Full disclosure here: This is my particular weak spot. I get so excited about starting the project I just dive in. It’s only later when I have the unmitigated pleasure of explaining to my wife that, yes honey, that bathroom project is going to cost three times what I originally thought (guessed).
What do these five have in common? They are all behavioral tips. Anyone can find the big sale at the box store, but it’s a lot more difficult to alter behavior. However, if you want to save money, change the way you think and it will save the most cash.
5. Know your skill set.
It took me a long time to learn this lesson, because I like to think there’s no home improvement project that I can’t figure out. Over time I’ve learned the hard way that, while I’m pretty good with tile, I suck as a plumber. Sure I know the trade, but that knowledge seems to get stuck somewhere between my brain and my hands. So, I’ll lay tile, and call the plumber when I need to. You may think this is costing you more money, and it is IF you get it right the first time. But if you get it wrong…it’s going to leave a mark on your wallet.
4. Allow for waste.
This is generally overlooked by most DIY’ers. Unless you’re just so darned good at everything you do, you’re going to make mistakes. And when you make mistakes you will be buying more material. This is not a big deal for some materials, but in some cases it can be catastrophic. Again, using tile as an example: Even if it’s the same brand and style of tile…no two tiles lots are the same. If you under-estimate on tile and have to buy tiles from another lot — there’s a pretty good chance they will not match. Buy a little extra the first time. If you have left overs you can almost always take it back.
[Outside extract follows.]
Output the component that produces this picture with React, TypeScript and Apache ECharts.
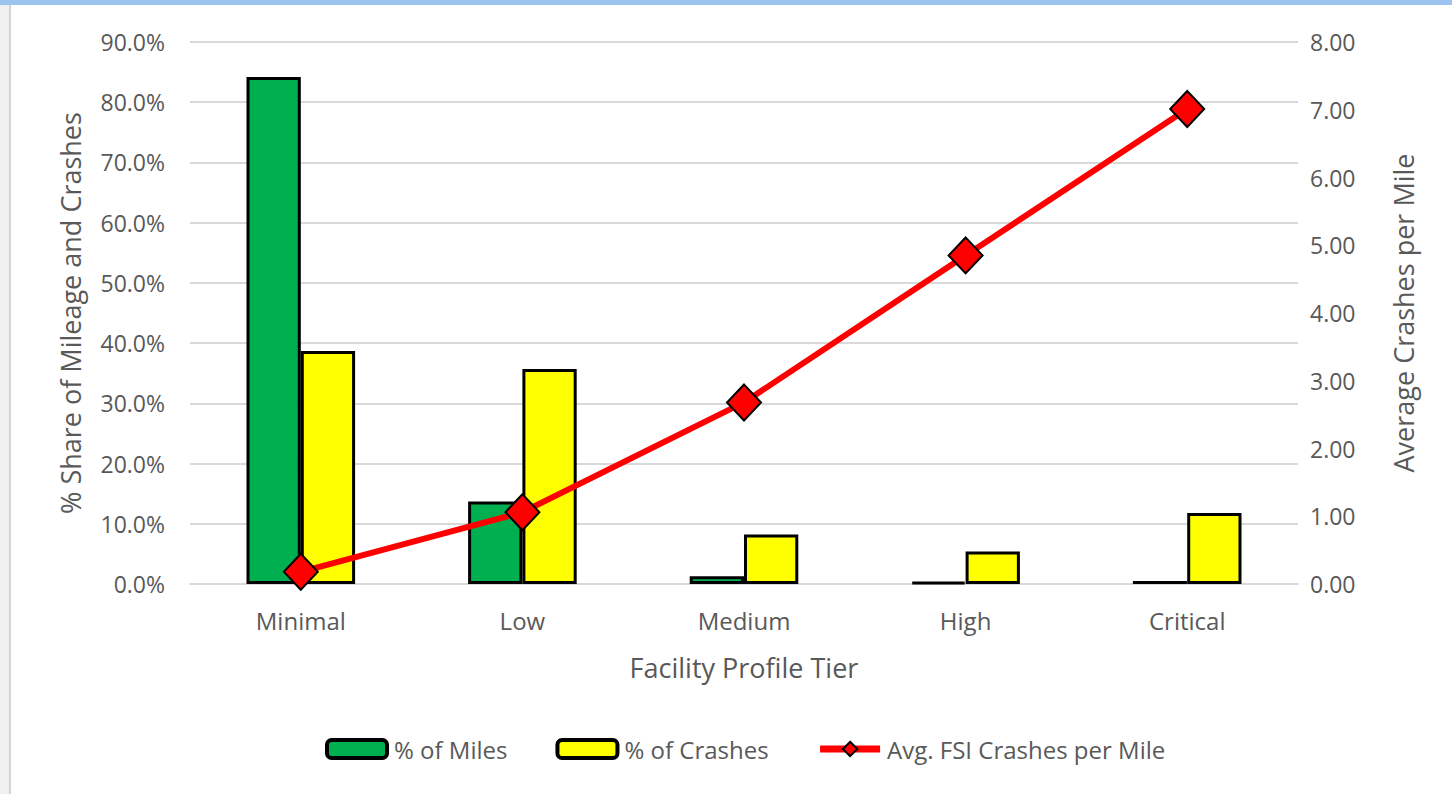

3. Consider “hybrid” projects.
Some of the most successful projects I’ve seen are a blend of Contractor and D.I.Y. If you can find a contractor to work with this model, here’s how it usually goes: You bring in the contractor and determine which aspects of the project you can tackle, and what parts of the job can be handled by a pro. For instance, you can paint walls — they can tie electrical runs into the service panel. You can save money this way, but it is often difficult to find a contractor willing to work this hybrid process.
2. Shop “used.”
Places like Habitat for Humanity’s “ReStore” offers some fantastic deals on used and new building materials, appliances, and all kinds of stuff. It’s not always applicable, but you owe yourself at least one trip there to see if you can save money on at least a part of your project.
1. Stick to the code.
Increasingly city and county building departments are getting more restrictive about what projects you can and can’t do without a permit. And once you enter the permitting process there are inspections required all along the way. If you’re unfamiliar with the building code in your area you are likely going to do several aspects of the remodel project over, and over, and over. Code is not up for interpretation. Ignoring it will cost you a bunch of cash, especially when it comes time to sell your home.